Sahan has been plying the fortune-telling rabbit trade for 14 years now (although he might have misunderstood—he looked to be too young) and he was very glad to introduce me to Bonçuk, Siri, and Pamuk, his three rabbits.
“Tell the rabbit your name,” he said, which seemed only fair since I already knew theirs. Upon learning my name, Bonçuk wiggled his nose the way rabbits do and then chose among the dozens of folded-up pieces of paper in front of him. He drew one with his little teeth, and Sahan took it and handed it to me. The other rabbits did nothing but observe; I assume they were in training. I, of course, understood not a word of the little piece of paper, but lo and behold, the fortune-telling rabbit trade has apparently modernized itself these past few years, because Sahan looked at the slip of paper, punched a number into a kind of portable voice thing he had, and proffered it to me. It explained, in English, that, according to Bonçuk, I would be successful if I could overcome one last obstacle.
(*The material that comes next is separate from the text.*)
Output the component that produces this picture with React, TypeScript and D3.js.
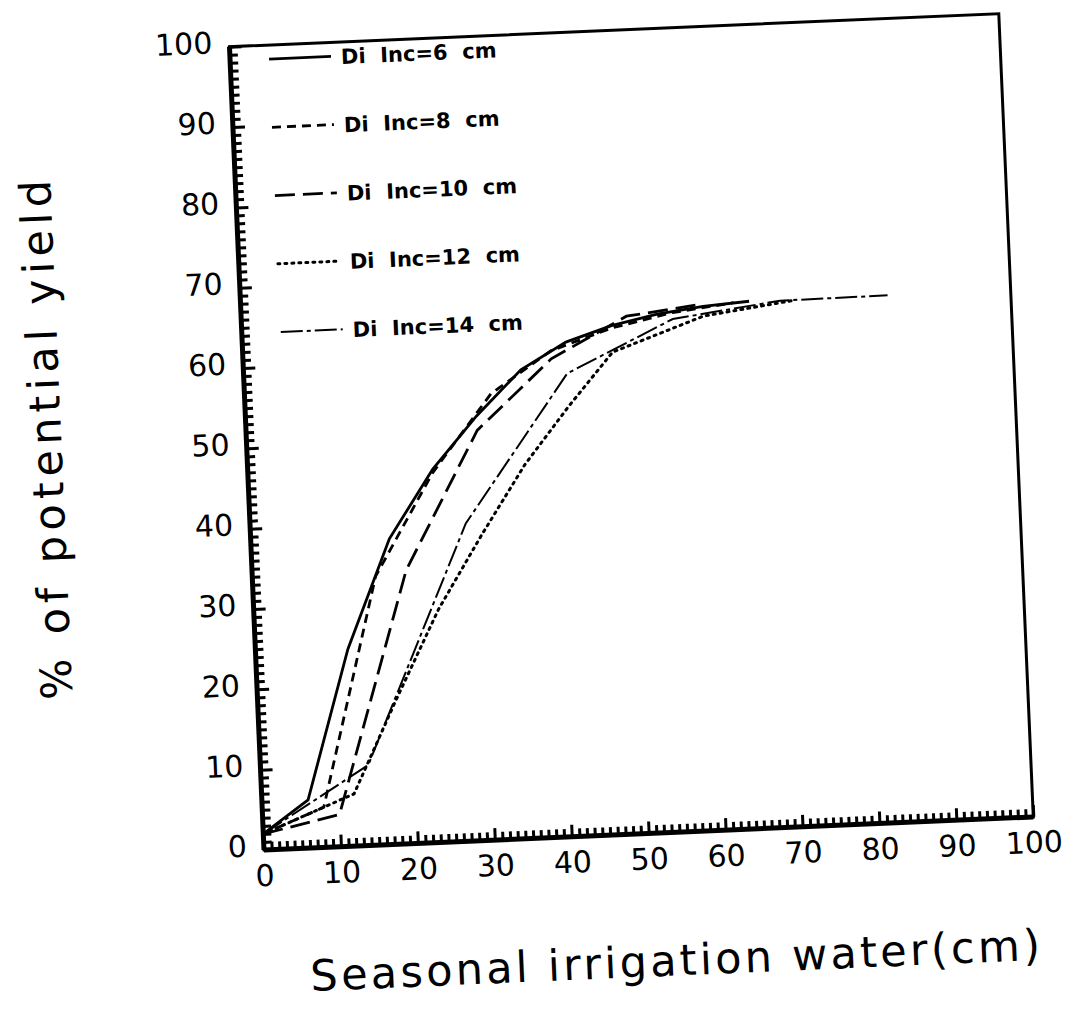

In the typically optimistic mood one feels after having one’s fortune told by a rodent, I assumed this means you’ll soon be seeing a novel of mine on the New York Times best-seller list.
Happy with my fortune, I went off to dinner at Yesil Ev, then for a nargile and tea at the Dervish Café, which is pretty much a perfect evening, despite the fact that I was, unfortunately, alone.
As I sat puffing my apple-flavored smoke under trees bathed in ethereal green light with the minarets of the Blue Mosque all lit up behind me, it struck me that this would be a good time to write something about Istanbul, so I took out my notes and wrote … well, this, and as I did so it struck me that often, life is good.